Приходит сестра, забирает девочку и кладет ее в кроватку-каталку, на которой висит бирка: «София Элизабет Эллис, 7 фунтов 10 унций»[77].
Я отказалась от имени из «Клана Сопрано», но уступила, позволив Картеру выбрать итальянское имя.
– Я так люблю тебя, – произносит Картер, накрыв ладонью мою щеку и склоняясь ко мне из-за головы, чтобы поцеловать в губы.
Я поворачиваю голову набок и смотрю, как любовь всей моей жизни везет каталку с нашей новорожденной дочкой.
Когда они ушли, я закрываю глаза и стараюсь получить удовольствие от бегающего по жилам морфия, считая при этом все потрясающие блага, какими одарена.

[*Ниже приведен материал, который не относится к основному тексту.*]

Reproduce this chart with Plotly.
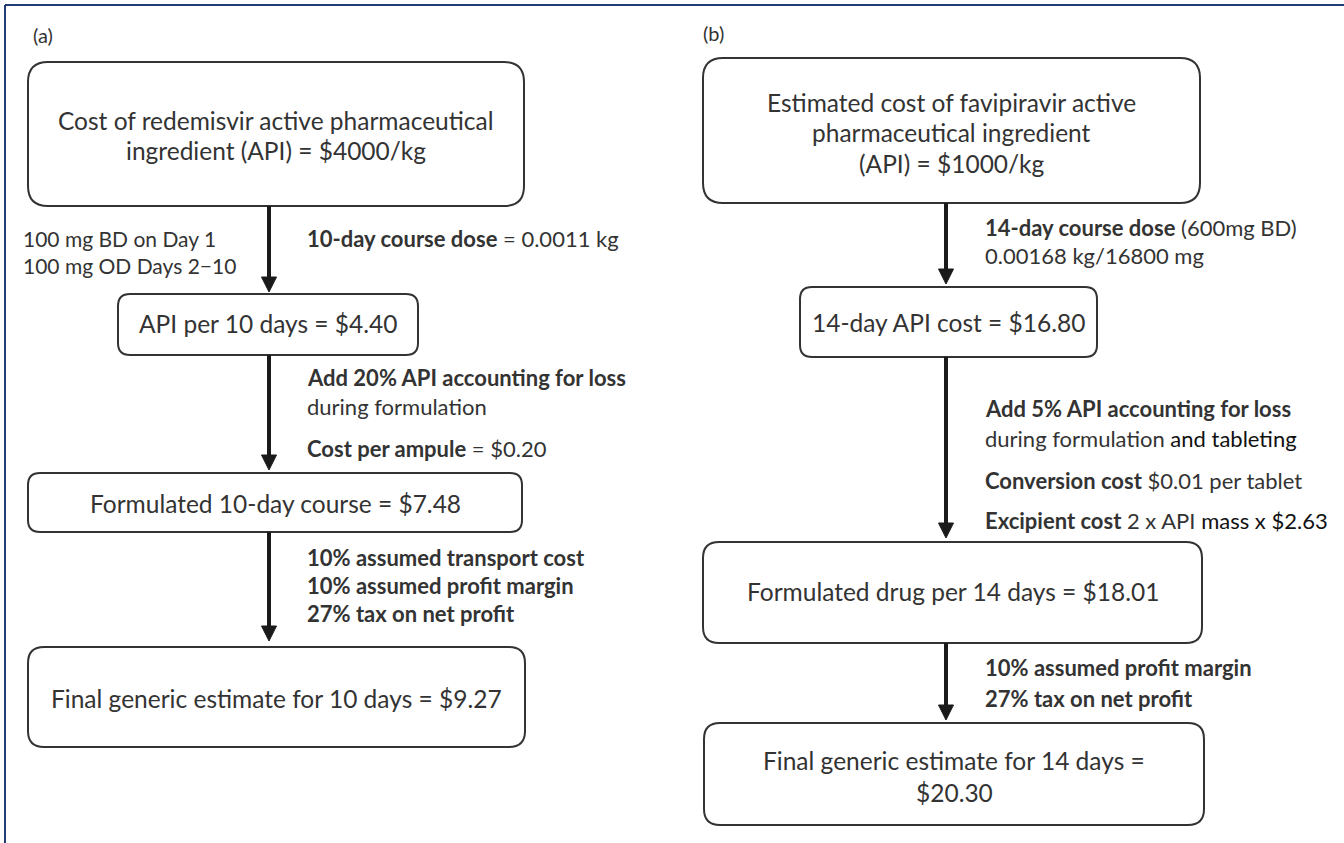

Жаль только, всю дорогу со счету сбиваюсь. Пока доктор меня зашивает, он и сестры вслух ведут счет, и это очень сбивает. Когда мне делали кесарево с Гэвином, я спросила, чем это, черт возьми, они занимаются, и получила ответ: медикам приходится считать все инструменты и тампоны-губки, чтобы быть в уверенности, что ничего не осталось в теле. Тогда я подумала, как было бы забавно начать произносить вслух числа наугад и посмотреть, не нарушит ли это их сосредоточенности. Два, семь, один, пятнадцать, тридцать пять. Но потом сообразила, что получится совсем не смешно, если они потеряют какую-нибудь хрень в моей утробе. Весело, когда это кто-то другой, и не очень, если мне придет нужда возвращаться в больницу месяцев шесть спустя, потому как пара ножниц присоседилась к моим почкам, или я шприцы вместо кала метать начала.

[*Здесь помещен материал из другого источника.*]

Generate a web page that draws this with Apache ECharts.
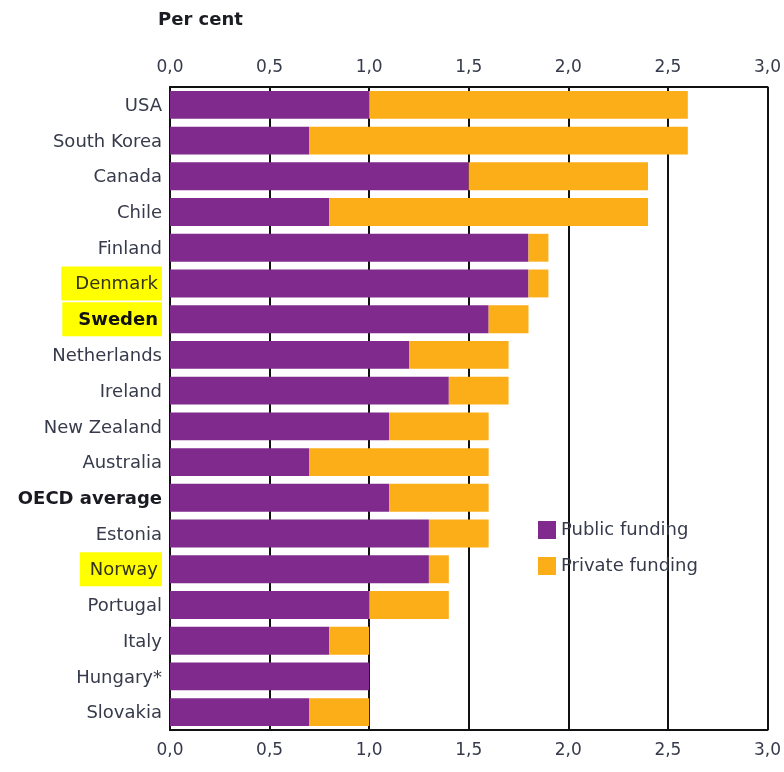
<!DOCTYPE html>
<html><head><meta charset="utf-8">
<script src="https://cdn.jsdelivr.net/npm/echarts@6/dist/echarts.min.js"></script>
<style>html,body{margin:0;padding:0;background:#fff}#c{width:784px;height:772px}</style>
</head><body><div id="c"></div>
<script>
const categories = ["USA","South Korea","Canada","Chile","Finland","Denmark","Sweden","Netherlands","Ireland","New Zealand","Australia","OECD average","Estonia","Norway","Portugal","Italy","Hungary*","Slovakia"];
const publicFunding = [1.0,0.7,1.5,0.8,1.8,1.8,1.6,1.2,1.4,1.1,0.7,1.1,1.3,1.3,1.0,0.8,1.0,0.7];
const privateFunding = [1.6,1.9,0.9,1.6,0.1,0.1,0.2,0.5,0.3,0.5,0.9,0.5,0.3,0.1,0.4,0.2,0,0.3];
const tickLabels = ["0,0","0,5","1,0","1,5","2,0","2,5","3,0"];
const highlighted = {"Denmark":"hd","Sweden":"hs","Norway":"hn"};
const boldLabels = ["OECD average"];

const chart = echarts.init(document.getElementById('c'));
const txt = '#363a4a';
const font = '"DejaVu Sans", Verdana, sans-serif';
function fmtTick(v){ return tickLabels[Math.round(v*2)]; }
function catLabel(v){
  let key = 'n';
  if (highlighted[v]) key = highlighted[v];
  else if (boldLabels.includes(v)) key = 'nb';
  return '{' + key + '|' + v + '}';
}
const base = {fontSize:18, fontFamily:font, color:txt, padding:[3,0,0,0]};
chart.setOption({
  animation:false,
  graphic:[{type:'text', left:158, top:11, style:{text:'Per cent', fontSize:18, fontWeight:'bold', fontFamily:font, fill:'#1c1c24'}}],
  legend:{
    orient:'vertical', left:533, top:516, itemWidth:18, itemHeight:18, itemGap:18, icon:'rect',
    textStyle:{fontSize:18, fontFamily:font, color:txt},
    data:['Public funding','Private funding']
  },
  grid:{left:170, right:14, top:87, bottom:42, containLabel:false},
  xAxis:[{
    type:'value', position:'top', min:0, max:3, interval:0.5,
    axisLine:{show:true, lineStyle:{color:'#111', width:2}}, axisTick:{show:false},
    splitLine:{show:true, lineStyle:{color:'#111', width:2}},
    axisLabel:{formatter:fmtTick, fontSize:17, fontFamily:font, color:txt, margin:11}
  },{
    type:'value', position:'bottom', min:0, max:3, interval:0.5,
    axisLine:{show:true, lineStyle:{color:'#111', width:2}}, axisTick:{show:false},
    splitLine:{show:false},
    axisLabel:{formatter:fmtTick, fontSize:17, fontFamily:font, color:txt, margin:12}
  }],
  yAxis:{
    type:'category', data:categories, inverse:true,
    axisLine:{show:true, lineStyle:{color:'#111', width:2}}, axisTick:{show:false},
    axisLabel:{
      formatter:catLabel, margin:8,
      rich:{
        n:Object.assign({}, base),
        nb:Object.assign({}, base, {fontWeight:'bold', color:'#1a1a22'}),
        hd:Object.assign({}, base, {backgroundColor:'#ffff00', padding:[9,4,7,14], color:'#333318'}),
        hs:Object.assign({}, base, {fontWeight:'bold', color:'#111', backgroundColor:'#ffff00', padding:[9,4,7,16]}),
        hn:Object.assign({}, base, {backgroundColor:'#ffff00', padding:[9,4,7,10], color:'#333318'})
      }
    }
  },
  series:[{
    name:'Public funding', type:'bar', stack:'t', data:publicFunding, barCategoryGap:'22%',
    itemStyle:{color:'#7f2a8c'}, xAxisIndex:0
  },{
    name:'Private funding', type:'bar', stack:'t', data:privateFunding, barCategoryGap:'22%',
    itemStyle:{color:'#fbae17'}, xAxisIndex:0
  }]
});
</script></body></html>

Отрешаюсь от непрестанного гула считающих голосов и думаю лишь о том, как прекрасна моя жизнь. Дождаться не могу, когда Гэвин познакомится со своей младшей сестричкой, и всамделе предвкушаю восторг, с каким буду показывать ее родителям Картера. Впрочем, еще вопрос, такая ли я счастливая или нет, потому как знаю: следующие четыре дня я проведу, исключительно дожидаясь, когда морфий и викодин взбодрят, если паче чаяния у меня появится желание вскрыть себе вены.
Мужчина, которого я люблю больше всего, хочет жениться на мне, у нас потрясающий мальчишка, который все время держит нас начеку, новорожденная здоровенькая девочка, самая лучшая родня и друзья лучше некуда. Ладно-ладно, может, и не лучшие. Приемлемые. Жизнь хороша. Ничто сейчас не способно прогнать от меня это ощущение, если только анестезиолог не перекроет мне краник капельницы с морфием. Я его попросту мужского достоинства лишу, если он пойдет на такое. Уверена, доктор сможет отыскать для меня лишний скальпель в моей утробе.
– Ого, вы только взгляните на это! – слышу я восклицание доктора.